### [Data section]
===============

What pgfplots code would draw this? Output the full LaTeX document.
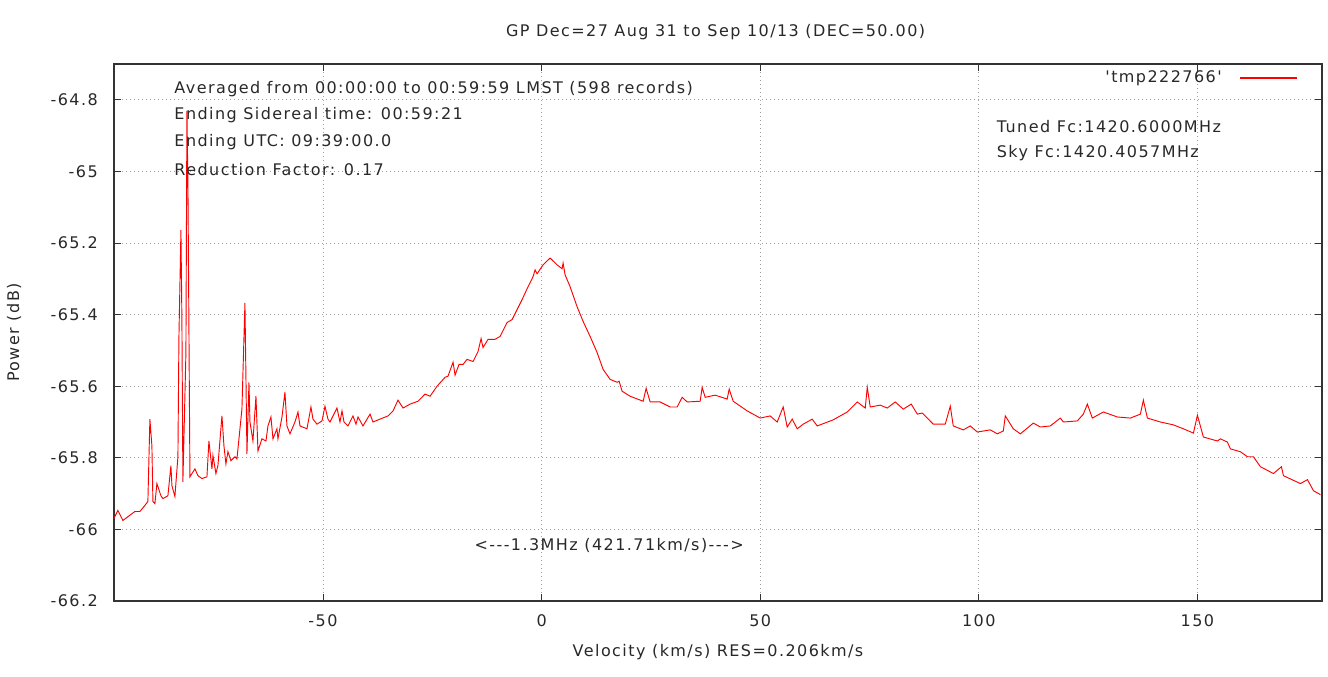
\documentclass[border=0pt]{standalone}
\usepackage{fontspec}
\setmainfont{DejaVu Sans}[LetterSpace=9, Ligatures=TeXOff]
\usepackage{pgfplots}
\pgfplotsset{compat=1.18}

\definecolor{txt}{RGB}{40,40,40}
\definecolor{gridc}{RGB}{160,160,160}

\begin{document}
\fontsize{12}{14}\selectfont
\begin{tikzpicture}
\begin{axis}[
    name=ax,
    scale only axis,
    width=906pt,
    height=402.75pt,
    xmin=-97.8, xmax=178.5,
    ymin=-66.2, ymax=-64.7,
    xtick={-50,0,50,100,150},
    ytick={-66.2,-66,-65.8,-65.6,-65.4,-65.2,-65,-64.8},
    /pgf/number format/assume math mode=true,
    tick align=inside,
    tick pos=both,
    major tick length=5pt,
    tick style={black!80, line width=0.6pt},
    axis line style={black!80, line width=0.8pt},
    grid=major,
    major grid style={gridc, line width=0.6pt, dash pattern=on 0.75pt off 2.25pt},
    ticklabel style={text=txt},
    yticklabel style={xshift=-8pt},
    xticklabel style={yshift=-6pt},
    title={GP Dec=27 Aug 31 to Sep 10/13 (DEC=50.00)},
    title style={at={(axis description cs:0.498,1.044)}, anchor=center, text=txt},
    xlabel={Velocity (km/s) RES=0.206km/s},
    xlabel style={at={(axis description cs:0.5,-0.095)}, anchor=center, text=txt},
    ylabel={Power (dB)},
    ylabel style={at={(axis description cs:-0.0828,0.5)}, anchor=center, text=txt},
    legend style={draw=none, fill=none, at={(axis description cs:0.980,0.974)}, anchor=east, inner sep=0pt},
    legend cell align=right,
    legend plot pos=right,
    legend image code/.code={\draw[draw=red, line width=0.9pt] (0pt,0pt) (11pt,0pt) -- (54pt,0pt);},
]
\addplot[red, line width=0.7pt] coordinates {
(-97.8,-65.969) (-96.91,-65.947) (-95.77,-65.975) (-93.02,-65.95) (-91.88,-65.950)
(-90.73,-65.933) (-90.05,-65.922) (-89.59,-65.692) (-89.13,-65.767) (-88.90,-65.922)
(-88.44,-65.928) (-87.99,-65.872) (-87.07,-65.906) (-86.61,-65.914) (-85.47,-65.906)
(-84.78,-65.822) (-84.55,-65.878) (-83.87,-65.908) (-83.18,-65.797) (-82.95,-65.464)
(-82.49,-65.164) (-82.27,-65.414) (-82.04,-65.867) (-81.35,-65.506) (-81.12,-64.831)
(-80.89,-65.033) (-80.43,-65.853) (-79.29,-65.831) (-78.60,-65.850) (-77.69,-65.858)
(-76.54,-65.853) (-76.09,-65.753) (-75.40,-65.831) (-75.17,-65.794) (-74.49,-65.844)
(-74.03,-65.822) (-73.11,-65.683) (-72.65,-65.767) (-72.20,-65.817) (-71.74,-65.783)
(-71.05,-65.808) (-70.14,-65.797) (-69.68,-65.803) (-69.22,-65.747) (-68.54,-65.664)
(-67.85,-65.367) (-67.39,-65.789) (-66.93,-65.589) (-66.70,-65.70) (-66.02,-65.753)
(-65.33,-65.628) (-64.87,-65.781) (-63.96,-65.747) (-63.04,-65.753) (-62.59,-65.711)
(-61.90,-65.686) (-61.44,-65.747) (-60.53,-65.719) (-60.30,-65.747) (-59.38,-65.686)
(-58.70,-65.617) (-58.24,-65.711) (-57.55,-65.733) (-56.41,-65.70) (-55.72,-65.672)
(-55.26,-65.711) (-53.66,-65.719) (-52.75,-65.658) (-52.29,-65.692) (-51.37,-65.706)
(-50.23,-65.697) (-49.54,-65.656) (-48.86,-65.692) (-48.40,-65.70) (-46.80,-65.661)
(-46.11,-65.70) (-45.65,-65.669) (-45.19,-65.70) (-44.28,-65.711) (-43.14,-65.683)
(-42.45,-65.706) (-41.99,-65.686) (-40.85,-65.711) (-39.24,-65.678) (-38.56,-65.70)
(-36.96,-65.692) (-35.13,-65.683) (-33.98,-65.669) (-32.84,-65.639) (-31.69,-65.661)
(-30.09,-65.650) (-28.26,-65.642) (-26.66,-65.622) (-25.51,-65.628) (-23.91,-65.60)
(-22.08,-65.575) (-21.40,-65.572) (-20.25,-65.533) (-19.79,-65.569) (-18.88,-65.539)
(-17.96,-65.539) (-17.05,-65.525) (-15.68,-65.531) (-14.53,-65.503) (-13.84,-65.467)
(-13.39,-65.492) (-12.24,-65.469) (-10.64,-65.469) (-9.50,-65.461) (-7.89,-65.422)
(-6.75,-65.414) (-5.61,-65.386) (-4.46,-65.358) (-3.09,-65.322) (-1.95,-65.294)
(-1.49,-65.275) (-1.03,-65.286) (0.34,-65.261) (1.95,-65.242) (3.55,-65.261)
(4.69,-65.272) (4.92,-65.256) (5.38,-65.289) (6.52,-65.322) (8.12,-65.378)
(9.50,-65.419) (11.10,-65.461) (12.70,-65.506) (14.07,-65.553) (15.68,-65.581)
(17.28,-65.589) (17.73,-65.586) (18.42,-65.614) (20.25,-65.628) (23.23,-65.642)
(23.91,-65.606) (24.83,-65.644)
(27.12,-65.644) (29.41,-65.658) (31.01,-65.658) (32.15,-65.631) (33.30,-65.644)
(36.27,-65.642) (36.73,-65.603) (37.41,-65.631) (39.70,-65.625) (42.45,-65.636)
(42.91,-65.608) (43.82,-65.642) (47.03,-65.669) (50.00,-65.689) (52.29,-65.683)
(53.89,-65.70) (55.26,-65.658) (56.18,-65.714) (57.32,-65.692) (58.47,-65.719)
(59.84,-65.706) (61.90,-65.692) (63.04,-65.711) (66.70,-65.694) (69.91,-65.672)
(72.20,-65.644) (74.03,-65.661) (74.49,-65.603) (75.17,-65.658) (77.46,-65.653)
(79.06,-65.661) (80.89,-65.644) (82.72,-65.664) (84.55,-65.65) (85.93,-65.678)
(87.07,-65.675) (89.59,-65.706) (92.33,-65.706) (93.48,-65.656) (94.16,-65.711)
(96.45,-65.722) (98.05,-65.711) (99.66,-65.728) (102.63,-65.722) (104.23,-65.733)
(105.61,-65.725) (106.06,-65.683) (107.89,-65.719) (109.50,-65.733) (111.10,-65.717)
(112.47,-65.703) (114.07,-65.714) (116.36,-65.711) (118.65,-65.689) (119.34,-65.70)
(122.54,-65.697) (123.91,-65.678) (124.83,-65.65) (125.97,-65.689) (128.49,-65.672)
(131.69,-65.686) (134.67,-65.689) (136.96,-65.678) (137.64,-65.639) (138.56,-65.689)
(141.53,-65.70) (144.51,-65.708) (146.80,-65.719) (149.09,-65.731) (150.00,-65.681)
(151.37,-65.742) (154.58,-65.753) (155.26,-65.747) (156.86,-65.756) (157.55,-65.775)
(159.84,-65.783) (161.44,-65.797) (162.81,-65.797) (164.42,-65.825) (167.39,-65.844)
(169.22,-65.825) (169.68,-65.85) (173.57,-65.872) (175.17,-65.861) (176.55,-65.892)
(178.15,-65.903)
};
\addlegendentry{\textcolor{txt}{'tmp222766'}}
\node[anchor=west, text=txt] at (axis cs:-85.25,-64.769) {Averaged from 00:00:00 to 00:59:59 LMST (598 records)};
\node[anchor=west, text=txt] at (axis cs:-85.25,-64.844) {Ending Sidereal time: 00:59:21};
\node[anchor=west, text=txt] at (axis cs:-85.25,-64.919) {Ending UTC: 09:39:00.0};
\node[anchor=west, text=txt] at (axis cs:-85.25,-64.994) {Reduction Factor: 0.17};
\node[anchor=west, text=txt] at (axis cs:102.85,-64.875) {Tuned Fc:1420.6000MHz};
\node[anchor=west, text=txt] at (axis cs:102.85,-64.95) {Sky Fc:1420.4057MHz};
\node[anchor=center, text=txt] at (axis cs:15.45,-66.044) {<---1.3MHz (421.71km/s)--->};
\end{axis}
\path ([xshift=-85.5pt,yshift=-56.25pt]ax.south west) rectangle ([xshift=4.5pt,yshift=48pt]ax.north east);
\end{tikzpicture}
\end{document}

===============

### [Your instructions]
Which lines above hold the word "draw"? Copy each of them.

### [Solution below]
What pgfplots code would draw this? Output the full LaTeX document.
    legend style={draw=none, fill=none, at={(axis description cs:0.980,0.974)}, anchor=east, inner sep=0pt},
    legend image code/.code={\draw[draw=red, line width=0.9pt] (0pt,0pt) (11pt,0pt) -- (54pt,0pt);},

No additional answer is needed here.